** START OF Given records **

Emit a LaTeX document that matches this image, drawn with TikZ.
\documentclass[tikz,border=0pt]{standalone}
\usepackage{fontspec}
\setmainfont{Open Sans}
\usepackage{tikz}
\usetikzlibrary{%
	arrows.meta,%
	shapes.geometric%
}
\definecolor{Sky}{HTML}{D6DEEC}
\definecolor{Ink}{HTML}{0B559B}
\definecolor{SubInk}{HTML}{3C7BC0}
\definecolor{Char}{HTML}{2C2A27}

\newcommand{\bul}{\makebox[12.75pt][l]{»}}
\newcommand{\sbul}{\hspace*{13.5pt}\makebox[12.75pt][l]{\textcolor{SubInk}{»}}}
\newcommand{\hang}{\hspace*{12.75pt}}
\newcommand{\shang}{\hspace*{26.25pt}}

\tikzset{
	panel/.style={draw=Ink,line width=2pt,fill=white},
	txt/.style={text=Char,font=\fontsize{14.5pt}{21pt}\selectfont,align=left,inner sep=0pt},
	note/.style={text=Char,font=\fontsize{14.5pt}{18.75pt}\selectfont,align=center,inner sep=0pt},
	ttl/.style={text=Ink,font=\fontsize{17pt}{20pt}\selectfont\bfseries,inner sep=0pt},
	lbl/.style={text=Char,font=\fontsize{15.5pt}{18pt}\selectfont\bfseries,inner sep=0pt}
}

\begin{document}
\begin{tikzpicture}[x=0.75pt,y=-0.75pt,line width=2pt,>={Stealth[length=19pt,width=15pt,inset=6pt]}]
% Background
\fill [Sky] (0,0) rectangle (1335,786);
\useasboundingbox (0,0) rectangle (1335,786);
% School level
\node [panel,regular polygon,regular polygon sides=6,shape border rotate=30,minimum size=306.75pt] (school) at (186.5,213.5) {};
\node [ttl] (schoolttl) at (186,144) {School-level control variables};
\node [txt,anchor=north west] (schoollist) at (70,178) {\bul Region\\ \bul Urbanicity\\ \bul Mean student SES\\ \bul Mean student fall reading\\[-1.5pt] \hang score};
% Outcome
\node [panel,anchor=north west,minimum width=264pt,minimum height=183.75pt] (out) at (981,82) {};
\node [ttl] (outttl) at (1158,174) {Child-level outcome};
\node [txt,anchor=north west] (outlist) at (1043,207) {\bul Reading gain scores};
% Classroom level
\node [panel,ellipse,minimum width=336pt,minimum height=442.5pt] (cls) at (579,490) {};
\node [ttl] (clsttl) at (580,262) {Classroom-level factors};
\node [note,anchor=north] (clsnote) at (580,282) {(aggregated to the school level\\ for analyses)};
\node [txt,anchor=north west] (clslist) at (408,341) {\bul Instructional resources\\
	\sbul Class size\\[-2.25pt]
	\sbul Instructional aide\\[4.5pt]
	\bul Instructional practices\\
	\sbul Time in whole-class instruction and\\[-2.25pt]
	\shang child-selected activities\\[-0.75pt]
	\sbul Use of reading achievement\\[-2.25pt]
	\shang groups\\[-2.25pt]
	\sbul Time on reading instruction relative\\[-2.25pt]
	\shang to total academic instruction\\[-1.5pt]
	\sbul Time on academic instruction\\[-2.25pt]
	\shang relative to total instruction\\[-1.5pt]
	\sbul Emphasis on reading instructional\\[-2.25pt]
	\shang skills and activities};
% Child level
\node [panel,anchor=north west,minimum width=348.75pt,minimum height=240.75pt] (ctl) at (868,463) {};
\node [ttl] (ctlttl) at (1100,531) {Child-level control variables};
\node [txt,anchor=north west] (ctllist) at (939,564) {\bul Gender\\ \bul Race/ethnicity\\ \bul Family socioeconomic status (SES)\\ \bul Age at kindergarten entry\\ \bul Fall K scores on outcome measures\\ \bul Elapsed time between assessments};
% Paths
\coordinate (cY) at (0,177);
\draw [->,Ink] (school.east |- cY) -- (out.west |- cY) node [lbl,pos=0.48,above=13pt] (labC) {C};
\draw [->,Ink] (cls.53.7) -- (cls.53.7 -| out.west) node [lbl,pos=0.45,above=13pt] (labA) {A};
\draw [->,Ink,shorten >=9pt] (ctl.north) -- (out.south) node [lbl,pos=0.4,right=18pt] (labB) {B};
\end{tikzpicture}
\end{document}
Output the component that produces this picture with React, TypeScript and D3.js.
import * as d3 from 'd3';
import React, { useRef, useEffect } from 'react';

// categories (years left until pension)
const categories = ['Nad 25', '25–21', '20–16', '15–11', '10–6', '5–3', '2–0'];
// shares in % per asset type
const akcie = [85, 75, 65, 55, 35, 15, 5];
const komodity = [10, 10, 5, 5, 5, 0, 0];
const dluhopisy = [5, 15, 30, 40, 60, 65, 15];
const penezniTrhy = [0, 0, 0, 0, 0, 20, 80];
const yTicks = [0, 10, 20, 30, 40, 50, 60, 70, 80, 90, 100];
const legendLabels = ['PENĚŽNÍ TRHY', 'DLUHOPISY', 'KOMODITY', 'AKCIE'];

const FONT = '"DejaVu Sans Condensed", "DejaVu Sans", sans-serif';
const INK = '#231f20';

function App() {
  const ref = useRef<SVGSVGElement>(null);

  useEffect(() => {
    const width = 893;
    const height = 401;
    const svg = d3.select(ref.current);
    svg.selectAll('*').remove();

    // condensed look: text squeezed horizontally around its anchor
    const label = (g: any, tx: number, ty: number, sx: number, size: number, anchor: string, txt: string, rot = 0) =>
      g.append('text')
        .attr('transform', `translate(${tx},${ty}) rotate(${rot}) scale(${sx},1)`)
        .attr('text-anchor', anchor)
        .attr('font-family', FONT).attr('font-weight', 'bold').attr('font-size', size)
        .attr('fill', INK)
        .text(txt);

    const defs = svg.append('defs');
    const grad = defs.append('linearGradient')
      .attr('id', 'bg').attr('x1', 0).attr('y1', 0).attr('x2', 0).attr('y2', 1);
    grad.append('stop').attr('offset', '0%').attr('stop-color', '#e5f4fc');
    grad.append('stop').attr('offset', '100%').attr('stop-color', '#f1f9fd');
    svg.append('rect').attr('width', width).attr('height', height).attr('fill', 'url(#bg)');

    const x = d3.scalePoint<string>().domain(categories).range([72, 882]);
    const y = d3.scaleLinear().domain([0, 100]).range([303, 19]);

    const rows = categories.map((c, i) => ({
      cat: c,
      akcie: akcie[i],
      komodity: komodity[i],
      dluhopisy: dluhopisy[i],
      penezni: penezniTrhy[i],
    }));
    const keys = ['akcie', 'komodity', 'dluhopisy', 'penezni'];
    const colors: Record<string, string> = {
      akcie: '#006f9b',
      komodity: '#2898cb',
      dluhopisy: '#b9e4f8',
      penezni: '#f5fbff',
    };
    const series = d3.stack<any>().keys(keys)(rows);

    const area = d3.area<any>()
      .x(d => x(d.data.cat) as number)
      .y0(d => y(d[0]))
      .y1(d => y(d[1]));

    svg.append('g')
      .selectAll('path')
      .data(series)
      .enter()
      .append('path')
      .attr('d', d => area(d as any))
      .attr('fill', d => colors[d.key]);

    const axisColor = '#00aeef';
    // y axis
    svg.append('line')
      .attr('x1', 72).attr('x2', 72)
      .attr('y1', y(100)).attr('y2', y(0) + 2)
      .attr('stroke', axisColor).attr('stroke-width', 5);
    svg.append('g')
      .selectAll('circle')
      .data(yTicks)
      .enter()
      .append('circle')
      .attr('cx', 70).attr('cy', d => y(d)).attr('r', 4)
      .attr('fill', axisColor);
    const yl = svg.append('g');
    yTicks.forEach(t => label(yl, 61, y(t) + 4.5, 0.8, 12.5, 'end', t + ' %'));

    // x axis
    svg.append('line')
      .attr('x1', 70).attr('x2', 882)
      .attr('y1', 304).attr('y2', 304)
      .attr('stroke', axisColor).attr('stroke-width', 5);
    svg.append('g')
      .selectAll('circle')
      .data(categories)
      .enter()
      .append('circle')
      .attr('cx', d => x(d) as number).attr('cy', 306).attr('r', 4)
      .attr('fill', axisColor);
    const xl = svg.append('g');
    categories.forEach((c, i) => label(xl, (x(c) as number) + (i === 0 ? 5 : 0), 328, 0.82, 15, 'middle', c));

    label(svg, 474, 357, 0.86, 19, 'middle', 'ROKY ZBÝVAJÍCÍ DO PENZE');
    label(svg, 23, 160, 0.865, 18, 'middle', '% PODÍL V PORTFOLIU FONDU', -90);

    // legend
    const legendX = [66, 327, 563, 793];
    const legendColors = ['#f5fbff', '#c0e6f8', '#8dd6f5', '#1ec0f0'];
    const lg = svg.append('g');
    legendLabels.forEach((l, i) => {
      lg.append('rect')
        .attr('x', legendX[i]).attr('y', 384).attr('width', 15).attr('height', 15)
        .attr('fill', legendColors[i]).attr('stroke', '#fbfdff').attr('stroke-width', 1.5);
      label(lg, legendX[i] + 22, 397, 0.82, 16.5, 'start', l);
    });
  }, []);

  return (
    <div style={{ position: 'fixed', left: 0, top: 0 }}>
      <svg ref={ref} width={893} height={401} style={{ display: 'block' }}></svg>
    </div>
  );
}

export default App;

** END OF Given records **

## To do
Pull out every line of the records that includes the string "with".

## Solution
Emit a LaTeX document that matches this image, drawn with TikZ.
Output the component that produces this picture with React, TypeScript and D3.js.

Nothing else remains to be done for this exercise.